Unfortunately, now that she has been forced to fight for survival in the remaining big primaries, she has had to veer back towards the partisan extremes that drive political debate leading up to a party's nomination, and in the case of Democratic activists in an industrial state like Ohio, that apparently means NAFTA bashing. Although Ms. Clinton applauded NAFTA when her husband championed it during his presidency, and despite the fact that it is probably the single most important free trade initiative ever undertaken by the U.S., she now not only professes to be against it, but seems to feel the need to express shame and remorse for ever having supported it. At the risk of saying too much, I like Ms. Clinton and think she would make a very good president, and I can think of numerous reasons why it's just plain time to have a woman president, but I do find the backsliding on NAFTA to be disheartening.
So to sum it all up, although Republicans as a group have become increasingly isolationist and protectionist, the party's apparent nominee seems to be very much a free trader, and is willing to go even further in staking out what I think is a sensible but apparently unpopular stance on immigration as well. Among the Democrats, their records would suggest that Ms. Clinton has a more favorable view of international trade than Mr.
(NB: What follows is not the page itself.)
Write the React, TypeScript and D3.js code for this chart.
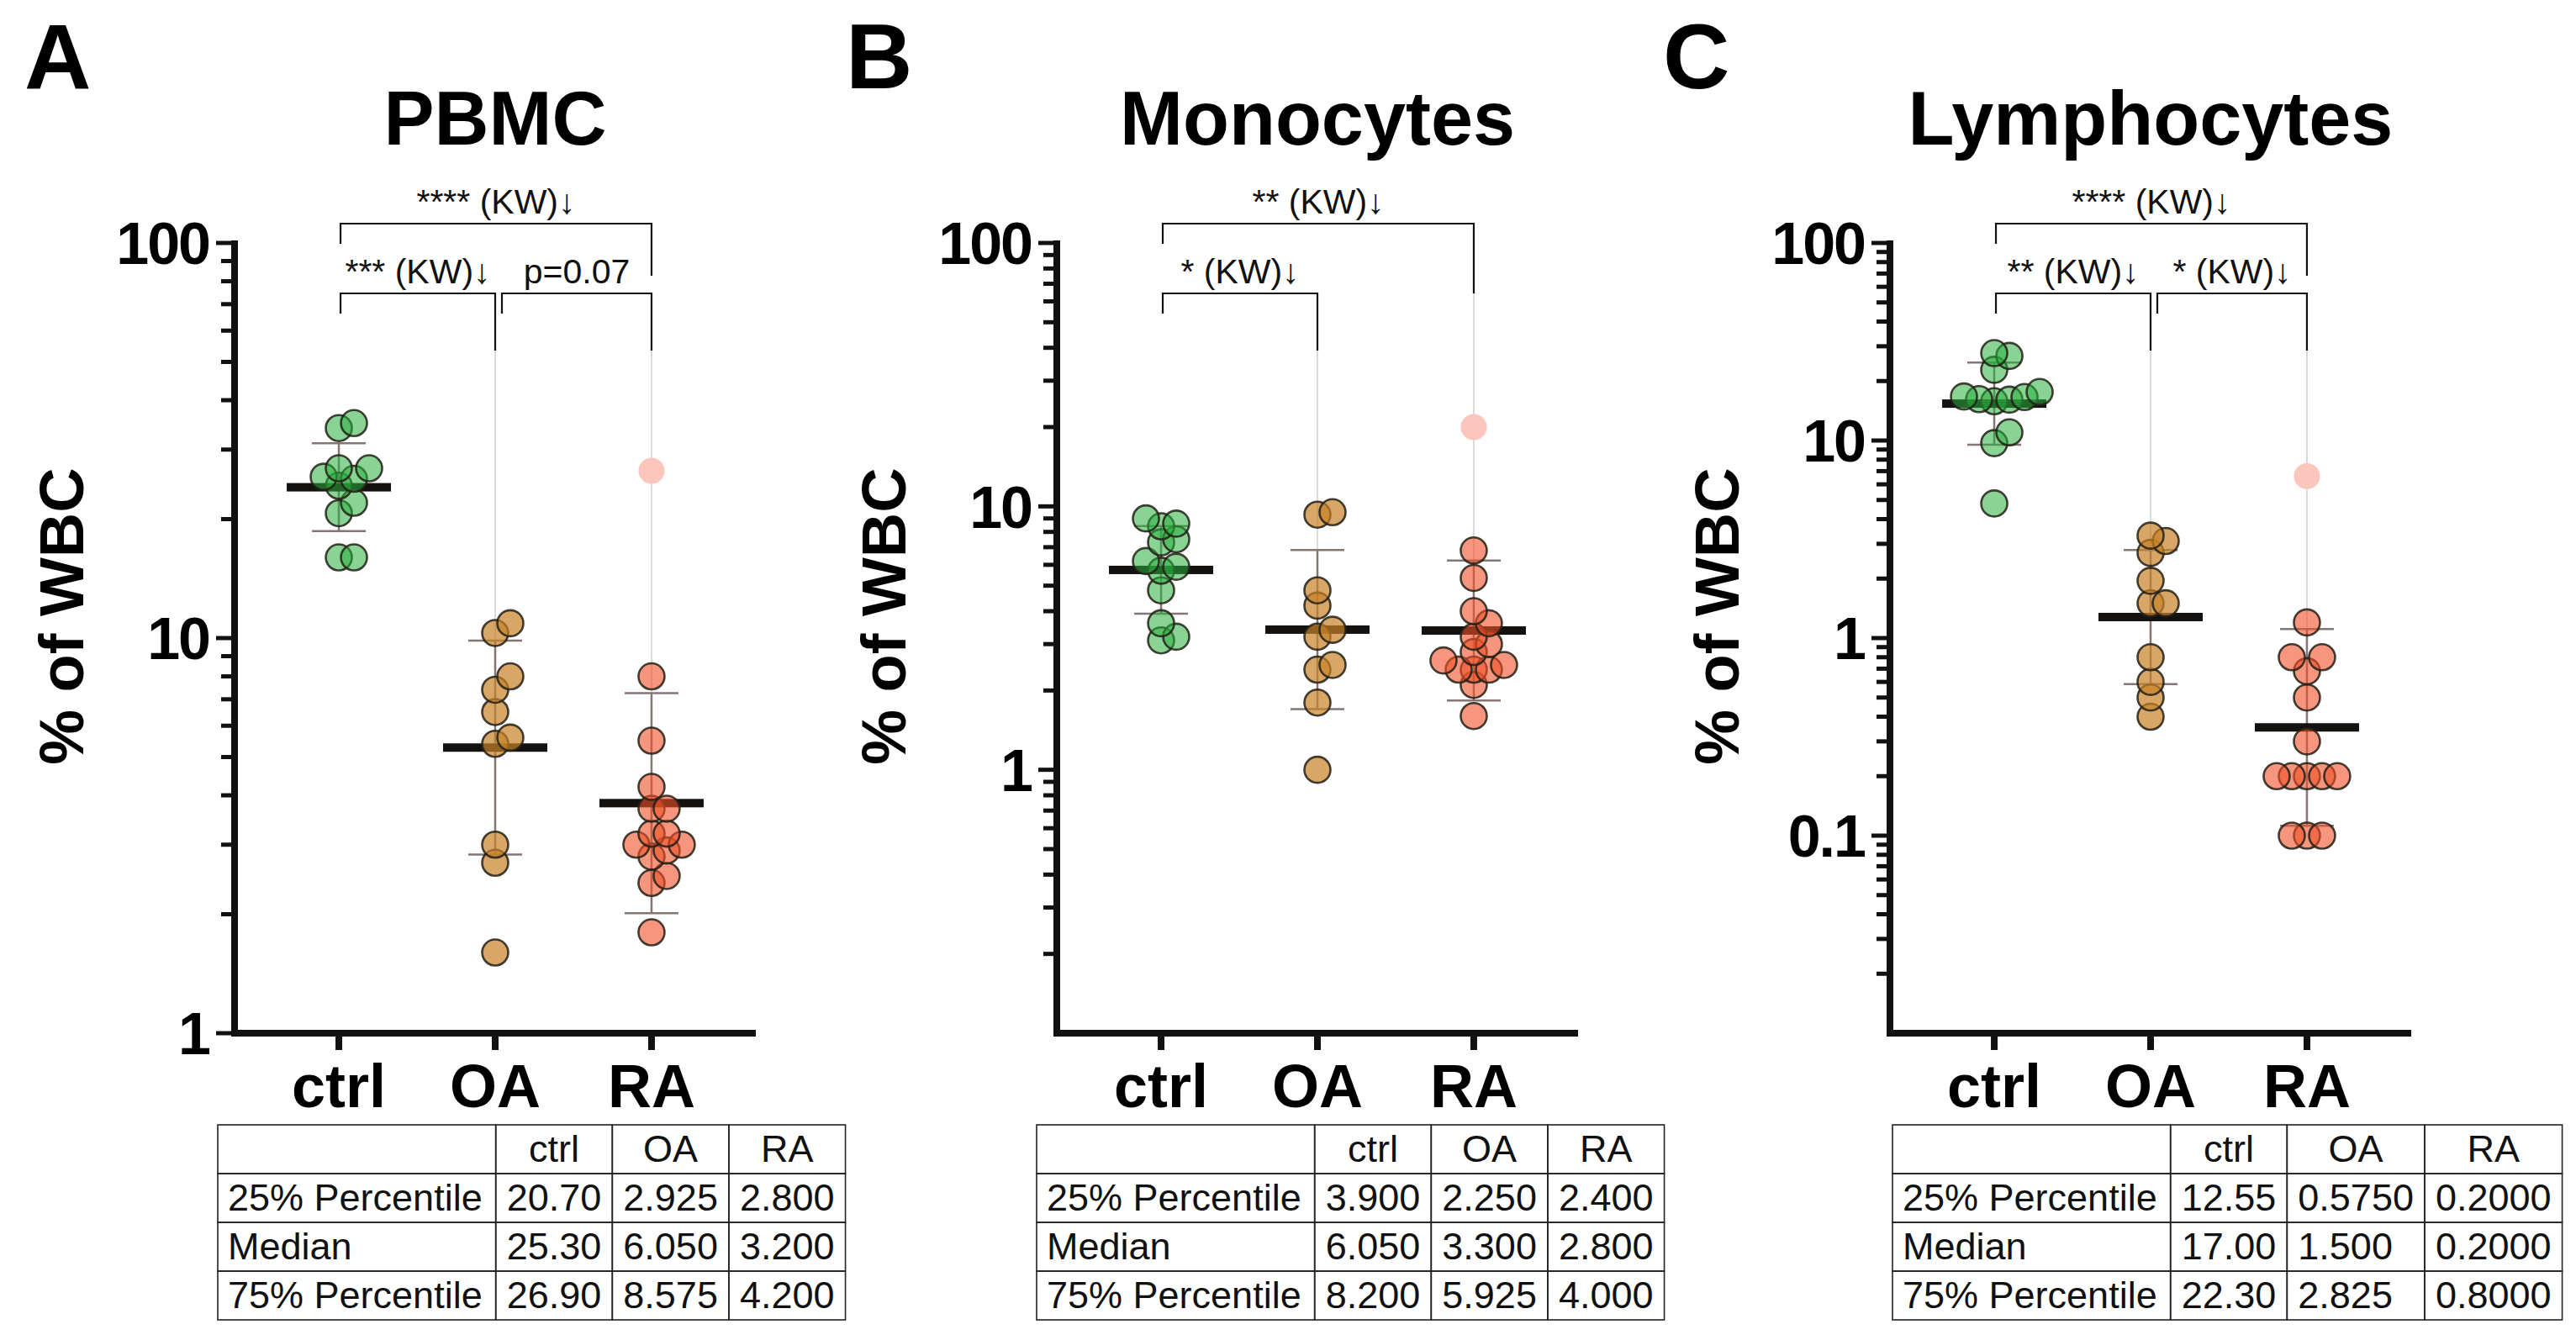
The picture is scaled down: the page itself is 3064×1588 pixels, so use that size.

Obama, though their pitched battle for the nomination is forcing both of them to skew their rhetoric to play to the protectionists in the labor movement bloc of the party.
Fortunately, each of the 3 remaining serious candidates seem to be bright worldly people. I have to believe that whatever they may say in the nominating process to appeal to their party's extremes, when faced with the responsibility of leading the free world, they will recognize the benefits to the US of being fully engaged in international commerce and global competition.